Über den Garantiepreis würde zudem nur die Differenz zum tatsächlich an der Börse erzielten Marktpreis ausgeglichen. Je näher der Marktpreis an der 3,5 Cent-Marke, desto niedriger fällt also der aufzubringende Zuschlag aus. Die Abrechnung kann wie bisher über das EEG-Konto und damit ohne bürokratischen Mehraufwand erfolgen. Sobald der Börsenstrompreis wieder steigt, können die Erlöse direkt am Markt erzielt werden und es sind keine zusätzlichen Zahlungen erforderlich.
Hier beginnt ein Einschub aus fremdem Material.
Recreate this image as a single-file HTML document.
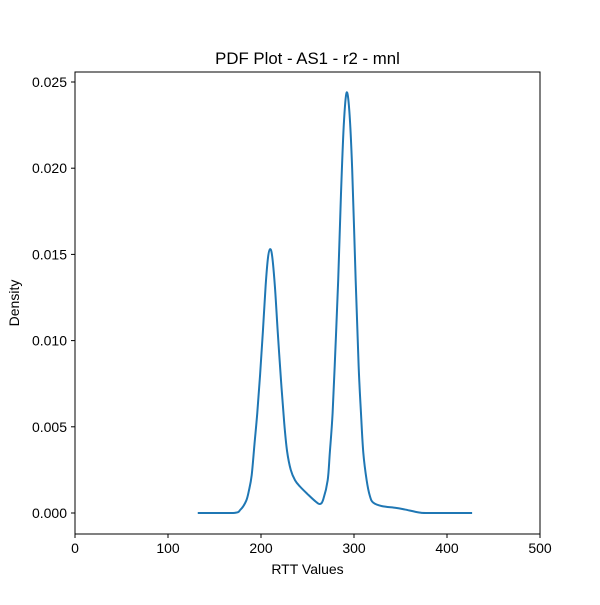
<!DOCTYPE html>
<html><head><meta charset="utf-8"><style>
body{margin:0;background:#fff}
svg text{font-family:"Liberation Sans","DejaVu Sans",sans-serif;fill:#000}
</style></head><body>
<svg id="chart" width="600" height="600" viewBox="0 0 600 600">
<rect x="0" y="0" width="600" height="600" fill="#fff"/>
<text x="307.5" y="64" font-size="16.8" text-anchor="middle">PDF Plot - AS1 - r2 - mnl</text>
<g id="ticks"></g>
<path id="curve" fill="none" stroke="#1f77b4" stroke-width="2"/>
<rect x="75" y="72" width="465" height="462" fill="none" stroke="#000" stroke-width="1"/>
<text x="307.5" y="574" font-size="14" text-anchor="middle">RTT Values</text>
<text x="19" y="303" font-size="14" text-anchor="middle" transform="rotate(-90 19 303)">Density</text>
</svg>
<script>
const xs=[132,170,178,184,187,190,193,196,199,202,205,207.5,209.7,212,215,218,221.5,225,228,232,236.6,242,250,258,263.4,267,271.7,274,277,280,283,286,289,292,295,298,301.8,305,307.5,310,313.6,317,320.7,330,345,355,370,380,427];
const ys=[0,0,0.0002,0.0007,0.0013,0.0022,0.004,0.0058,0.008,0.0105,0.0132,0.0148,0.0153,0.0149,0.0131,0.0105,0.0077,0.0052,0.0036,0.0025,0.0019,0.00153,0.0011,0.0007,0.00052,0.0008,0.0019,0.0035,0.0058,0.0095,0.0135,0.0185,0.0225,0.02438,0.0233,0.02,0.0135,0.0085,0.0058,0.0035,0.0019,0.001,0.0006,0.0004,0.0003,0.0002,0.00003,0,0];
const xTicks=[0,100,200,300,400,500];
const yTicks=[0,0.005,0.01,0.015,0.02,0.025];
const yLabels=["0.000","0.005","0.010","0.015","0.020","0.025"];
function sx(v){return 75+v*0.93;}
function sy(v){return 513-v*17240;}
const NS="http://www.w3.org/2000/svg";
const g=document.getElementById('ticks');
xTicks.forEach(t=>{
  const l=document.createElementNS(NS,'line');
  l.setAttribute('x1',sx(t));l.setAttribute('x2',sx(t));l.setAttribute('y1',534);l.setAttribute('y2',538);l.setAttribute('stroke','#000');
  
  
  g.appendChild(l);
  const tx=document.createElementNS(NS,'text');
  tx.setAttribute('x',sx(t));tx.setAttribute('y',553);tx.setAttribute('font-size','14');tx.setAttribute('text-anchor','middle');tx.textContent=t;
  
  
  g.appendChild(tx);
});
yTicks.forEach((t,i)=>{
  const l=document.createElementNS(NS,'line');
  l.setAttribute('x1',71);l.setAttribute('x2',75);l.setAttribute('y1',sy(t));l.setAttribute('y2',sy(t));l.setAttribute('stroke','#000');
  
  
  g.appendChild(l);
  const tx=document.createElementNS(NS,'text');
  tx.setAttribute('x',67);tx.setAttribute('y',sy(t)+5);tx.setAttribute('font-size','14');tx.setAttribute('text-anchor','end');tx.textContent=yLabels[i];
  
  
  g.appendChild(tx);
});
const P=xs.map((x,i)=>[sx(x),sy(ys[i])]);
let d='M'+P[0][0]+','+P[0][1];
for(let i=0;i<P.length-1;i++){
  const p0=P[Math.max(0,i-1)],p1=P[i],p2=P[i+1],p3=P[Math.min(P.length-1,i+2)];
  const c1=[p1[0]+(p2[0]-p0[0])/6,p1[1]+(p2[1]-p0[1])/6];
  const c2=[p2[0]-(p3[0]-p1[0])/6,p2[1]-(p3[1]-p1[1])/6];
  c1[1]=Math.min(c1[1],513);c2[1]=Math.min(c2[1],513);
  d+=' C'+c1[0]+','+c1[1]+' '+c2[0]+','+c2[1]+' '+p2[0]+','+p2[1];
}
document.getElementById('curve').setAttribute('d',d);
</script>
</body></html>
Investitionen in Erneuerbare Energien bringen doppelten Nutzen

Gleichzeitig brauchen wir einen echten Schub für den Bau neuer Windenergie-Anlagen. Denn hier steht die Regierungskoalition weiter auf der Bremse. Die Bundesregierung muss endlich verstehen, dass Investitionen in Erneuerbare Energien doppelten Nutzen bringen. Sie schaffen nachhaltige Wirtschaftsentwicklung und Arbeitsplätze im Land und helfen gleichzeitig, die Klimakrise und deren hohe Folgekosten abzumildern. Die Regierung hat es jetzt in der Hand, mit den richtigen Rahmenbedingungen den Ausbau von Wind- und Solarenergie zu beschleunigen und bestehende Anlagen zu erhalten. Angesichts einer dramatischen Beschleunigung der Klimakrise können wir es uns nicht leisten, wertvolle Windenergie in Deutschland stillzulegen und den notwendigen Kohleausstieg zu verzögern. Die Zeit drängt, denn ab dem 1.1.2021 stehen die ersten Windenergieanlagen zur Disposition. Die Regierung muss handeln, und zwar sofort, für die alten Anlagen und für den Bau vieler neuer Windräder.